==== Data block ====

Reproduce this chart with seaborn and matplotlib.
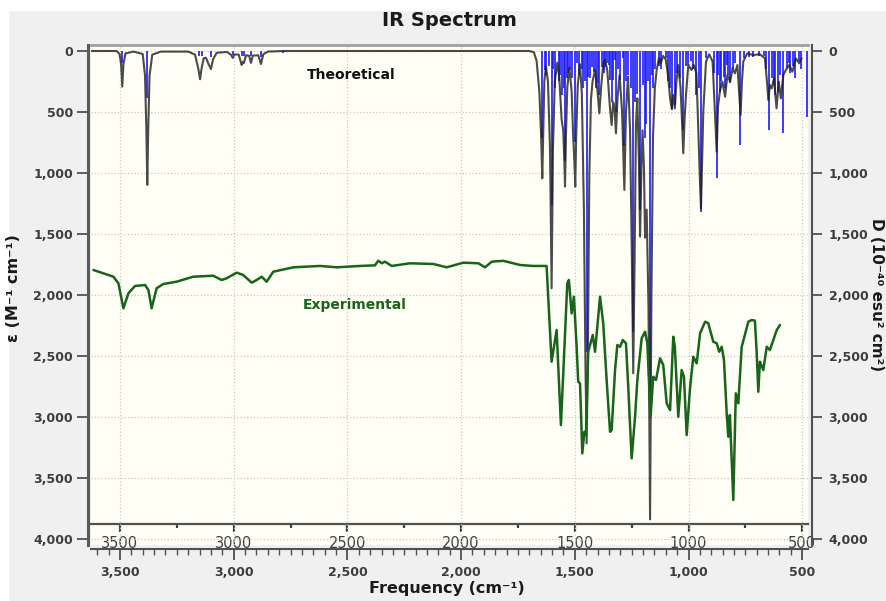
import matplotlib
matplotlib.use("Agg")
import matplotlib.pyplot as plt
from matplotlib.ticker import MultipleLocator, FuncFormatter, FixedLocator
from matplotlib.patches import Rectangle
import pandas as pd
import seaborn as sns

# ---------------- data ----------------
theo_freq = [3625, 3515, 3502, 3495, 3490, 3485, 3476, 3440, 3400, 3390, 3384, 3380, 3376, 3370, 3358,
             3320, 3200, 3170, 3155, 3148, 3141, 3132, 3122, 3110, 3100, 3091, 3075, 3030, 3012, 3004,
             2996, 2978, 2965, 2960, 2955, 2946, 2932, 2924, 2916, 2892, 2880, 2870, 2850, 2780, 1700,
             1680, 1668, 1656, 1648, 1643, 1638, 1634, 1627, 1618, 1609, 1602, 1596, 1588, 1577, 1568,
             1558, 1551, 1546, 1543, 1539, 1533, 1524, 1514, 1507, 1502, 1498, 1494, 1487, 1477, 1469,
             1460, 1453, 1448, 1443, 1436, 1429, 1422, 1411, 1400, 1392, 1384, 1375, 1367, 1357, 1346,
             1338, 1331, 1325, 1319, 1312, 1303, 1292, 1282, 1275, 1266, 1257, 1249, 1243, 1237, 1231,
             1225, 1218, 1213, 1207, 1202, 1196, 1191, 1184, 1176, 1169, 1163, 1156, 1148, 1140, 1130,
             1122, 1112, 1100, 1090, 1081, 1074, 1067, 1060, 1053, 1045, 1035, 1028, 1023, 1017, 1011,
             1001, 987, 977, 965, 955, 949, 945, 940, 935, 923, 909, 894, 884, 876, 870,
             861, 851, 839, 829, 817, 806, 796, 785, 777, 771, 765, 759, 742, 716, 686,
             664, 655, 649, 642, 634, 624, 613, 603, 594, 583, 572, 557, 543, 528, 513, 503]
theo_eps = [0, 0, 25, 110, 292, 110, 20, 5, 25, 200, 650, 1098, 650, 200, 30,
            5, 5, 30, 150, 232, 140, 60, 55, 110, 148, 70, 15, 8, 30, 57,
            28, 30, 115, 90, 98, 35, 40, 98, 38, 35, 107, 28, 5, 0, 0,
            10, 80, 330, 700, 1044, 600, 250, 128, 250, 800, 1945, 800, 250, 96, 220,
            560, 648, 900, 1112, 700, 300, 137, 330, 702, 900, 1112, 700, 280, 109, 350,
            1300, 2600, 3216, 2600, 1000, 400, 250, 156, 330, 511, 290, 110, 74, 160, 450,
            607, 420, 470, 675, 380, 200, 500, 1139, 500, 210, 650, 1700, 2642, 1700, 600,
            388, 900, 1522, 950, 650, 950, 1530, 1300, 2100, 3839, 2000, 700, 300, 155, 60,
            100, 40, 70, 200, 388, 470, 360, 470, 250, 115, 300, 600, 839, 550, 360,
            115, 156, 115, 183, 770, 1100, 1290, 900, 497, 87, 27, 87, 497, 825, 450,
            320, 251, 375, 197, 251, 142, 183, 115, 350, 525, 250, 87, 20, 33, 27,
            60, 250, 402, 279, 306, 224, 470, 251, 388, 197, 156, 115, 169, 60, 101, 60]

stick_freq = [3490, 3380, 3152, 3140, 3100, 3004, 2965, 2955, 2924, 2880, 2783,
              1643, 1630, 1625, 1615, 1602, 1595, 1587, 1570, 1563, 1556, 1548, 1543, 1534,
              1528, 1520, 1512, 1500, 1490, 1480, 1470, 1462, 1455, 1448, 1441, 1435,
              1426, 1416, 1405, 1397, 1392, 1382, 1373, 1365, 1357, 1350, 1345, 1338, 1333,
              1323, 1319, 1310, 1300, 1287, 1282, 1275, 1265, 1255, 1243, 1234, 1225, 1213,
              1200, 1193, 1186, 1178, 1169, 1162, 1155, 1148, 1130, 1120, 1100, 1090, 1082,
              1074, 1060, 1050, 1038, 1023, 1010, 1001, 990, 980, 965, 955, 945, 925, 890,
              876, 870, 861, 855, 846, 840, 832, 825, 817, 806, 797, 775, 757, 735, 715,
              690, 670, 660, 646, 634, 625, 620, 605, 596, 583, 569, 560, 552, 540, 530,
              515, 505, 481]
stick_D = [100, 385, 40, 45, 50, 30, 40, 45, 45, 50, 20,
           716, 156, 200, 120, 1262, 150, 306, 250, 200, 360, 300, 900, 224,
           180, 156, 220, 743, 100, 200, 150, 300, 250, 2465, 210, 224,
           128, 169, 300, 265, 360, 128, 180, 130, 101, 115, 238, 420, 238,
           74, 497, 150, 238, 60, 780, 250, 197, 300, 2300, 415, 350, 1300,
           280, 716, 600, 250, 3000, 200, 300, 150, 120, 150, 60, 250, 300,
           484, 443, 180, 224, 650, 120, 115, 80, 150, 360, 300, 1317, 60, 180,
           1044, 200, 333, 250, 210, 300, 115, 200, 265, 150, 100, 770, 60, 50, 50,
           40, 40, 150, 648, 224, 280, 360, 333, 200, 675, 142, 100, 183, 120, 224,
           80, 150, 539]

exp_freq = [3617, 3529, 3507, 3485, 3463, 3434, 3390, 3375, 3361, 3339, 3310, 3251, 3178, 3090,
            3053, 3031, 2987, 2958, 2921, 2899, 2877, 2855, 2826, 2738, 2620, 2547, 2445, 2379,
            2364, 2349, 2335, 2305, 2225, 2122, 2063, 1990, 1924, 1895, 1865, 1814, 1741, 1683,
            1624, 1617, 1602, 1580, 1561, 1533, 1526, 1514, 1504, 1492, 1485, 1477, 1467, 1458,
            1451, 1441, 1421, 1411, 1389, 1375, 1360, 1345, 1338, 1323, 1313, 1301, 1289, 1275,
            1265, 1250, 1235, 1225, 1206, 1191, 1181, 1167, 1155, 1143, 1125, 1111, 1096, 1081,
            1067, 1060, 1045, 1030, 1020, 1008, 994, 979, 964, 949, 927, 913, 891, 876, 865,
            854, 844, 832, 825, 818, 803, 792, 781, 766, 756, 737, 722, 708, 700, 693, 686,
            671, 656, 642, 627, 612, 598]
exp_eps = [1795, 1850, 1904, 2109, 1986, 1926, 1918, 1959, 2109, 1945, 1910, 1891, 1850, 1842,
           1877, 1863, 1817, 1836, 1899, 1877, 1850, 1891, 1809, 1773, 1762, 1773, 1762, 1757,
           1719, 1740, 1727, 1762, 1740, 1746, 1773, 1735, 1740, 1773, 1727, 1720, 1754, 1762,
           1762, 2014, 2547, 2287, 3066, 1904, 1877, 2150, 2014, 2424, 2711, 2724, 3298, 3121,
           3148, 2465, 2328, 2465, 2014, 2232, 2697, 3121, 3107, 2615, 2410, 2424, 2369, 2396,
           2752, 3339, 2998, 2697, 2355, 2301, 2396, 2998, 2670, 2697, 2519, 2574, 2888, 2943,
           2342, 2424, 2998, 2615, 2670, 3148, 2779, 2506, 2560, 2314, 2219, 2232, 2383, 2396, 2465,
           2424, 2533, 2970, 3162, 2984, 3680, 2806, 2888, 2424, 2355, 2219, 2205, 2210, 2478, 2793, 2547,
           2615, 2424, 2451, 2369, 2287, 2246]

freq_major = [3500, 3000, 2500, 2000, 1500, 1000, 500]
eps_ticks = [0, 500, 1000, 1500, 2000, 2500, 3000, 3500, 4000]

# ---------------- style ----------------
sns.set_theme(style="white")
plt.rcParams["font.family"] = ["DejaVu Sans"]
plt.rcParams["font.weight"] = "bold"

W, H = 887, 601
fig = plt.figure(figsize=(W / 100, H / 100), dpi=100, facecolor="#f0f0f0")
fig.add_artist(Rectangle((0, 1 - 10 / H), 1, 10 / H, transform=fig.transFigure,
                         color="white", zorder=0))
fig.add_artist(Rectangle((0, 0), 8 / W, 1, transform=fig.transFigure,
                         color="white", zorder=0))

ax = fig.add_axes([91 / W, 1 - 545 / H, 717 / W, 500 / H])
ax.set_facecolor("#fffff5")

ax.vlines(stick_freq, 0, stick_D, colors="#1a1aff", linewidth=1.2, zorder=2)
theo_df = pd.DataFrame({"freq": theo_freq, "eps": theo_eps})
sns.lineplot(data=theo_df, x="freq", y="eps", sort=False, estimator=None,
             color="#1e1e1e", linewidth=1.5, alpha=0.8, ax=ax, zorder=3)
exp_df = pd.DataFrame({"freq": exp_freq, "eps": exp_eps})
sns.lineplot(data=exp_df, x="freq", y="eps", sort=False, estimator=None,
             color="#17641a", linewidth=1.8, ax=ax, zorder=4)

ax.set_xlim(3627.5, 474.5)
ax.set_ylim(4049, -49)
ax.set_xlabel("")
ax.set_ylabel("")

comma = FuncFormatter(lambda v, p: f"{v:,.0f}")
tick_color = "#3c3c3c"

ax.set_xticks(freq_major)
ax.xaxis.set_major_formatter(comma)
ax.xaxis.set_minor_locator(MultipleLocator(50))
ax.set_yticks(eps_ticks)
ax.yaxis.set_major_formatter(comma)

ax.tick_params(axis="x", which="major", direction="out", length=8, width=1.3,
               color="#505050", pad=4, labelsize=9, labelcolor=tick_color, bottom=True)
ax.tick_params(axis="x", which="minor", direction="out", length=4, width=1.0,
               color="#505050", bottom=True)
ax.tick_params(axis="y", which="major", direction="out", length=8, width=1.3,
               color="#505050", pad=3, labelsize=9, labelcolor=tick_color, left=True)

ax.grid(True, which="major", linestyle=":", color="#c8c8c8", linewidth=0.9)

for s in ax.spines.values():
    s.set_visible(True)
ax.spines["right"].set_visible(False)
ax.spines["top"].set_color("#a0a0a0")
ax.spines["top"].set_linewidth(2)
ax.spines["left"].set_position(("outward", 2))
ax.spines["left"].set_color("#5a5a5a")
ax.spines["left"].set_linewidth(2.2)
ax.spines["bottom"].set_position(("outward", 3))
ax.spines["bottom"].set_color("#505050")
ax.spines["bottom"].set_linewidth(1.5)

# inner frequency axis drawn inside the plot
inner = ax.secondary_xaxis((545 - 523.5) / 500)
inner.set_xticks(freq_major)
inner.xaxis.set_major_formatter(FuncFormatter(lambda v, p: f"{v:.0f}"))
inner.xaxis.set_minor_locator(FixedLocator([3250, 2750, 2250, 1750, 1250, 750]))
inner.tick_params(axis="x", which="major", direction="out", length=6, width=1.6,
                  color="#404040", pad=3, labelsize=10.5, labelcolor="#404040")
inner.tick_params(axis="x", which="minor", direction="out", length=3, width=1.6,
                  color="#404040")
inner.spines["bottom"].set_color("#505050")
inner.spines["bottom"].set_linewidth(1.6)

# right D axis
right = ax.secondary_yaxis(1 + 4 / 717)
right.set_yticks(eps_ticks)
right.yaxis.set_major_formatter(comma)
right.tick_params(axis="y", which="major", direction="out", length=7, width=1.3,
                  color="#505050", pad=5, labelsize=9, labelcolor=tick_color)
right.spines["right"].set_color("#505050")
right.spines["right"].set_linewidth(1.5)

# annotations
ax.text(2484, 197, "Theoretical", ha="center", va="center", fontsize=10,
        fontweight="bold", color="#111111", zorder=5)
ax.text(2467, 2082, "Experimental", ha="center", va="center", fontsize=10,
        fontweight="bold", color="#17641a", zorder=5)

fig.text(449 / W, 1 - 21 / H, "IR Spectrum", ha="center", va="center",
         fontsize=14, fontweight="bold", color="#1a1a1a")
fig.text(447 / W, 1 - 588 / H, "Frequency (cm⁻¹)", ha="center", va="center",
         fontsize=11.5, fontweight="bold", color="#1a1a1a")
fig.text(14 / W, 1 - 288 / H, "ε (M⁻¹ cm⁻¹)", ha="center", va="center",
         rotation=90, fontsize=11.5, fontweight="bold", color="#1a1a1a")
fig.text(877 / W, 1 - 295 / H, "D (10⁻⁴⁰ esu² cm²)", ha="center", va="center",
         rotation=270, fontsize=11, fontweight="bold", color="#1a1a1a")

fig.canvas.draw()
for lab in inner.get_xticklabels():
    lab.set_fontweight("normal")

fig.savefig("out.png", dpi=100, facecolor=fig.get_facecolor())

====

Write out nothing but the lines from the start of the data through the line with "import seaborn as sns". Leave out the pictures.

Reproduce this chart with seaborn and matplotlib.
import matplotlib
matplotlib.use("Agg")
import matplotlib.pyplot as plt
from matplotlib.ticker import MultipleLocator, FuncFormatter, FixedLocator
from matplotlib.patches import Rectangle
import pandas as pd
import seaborn as sns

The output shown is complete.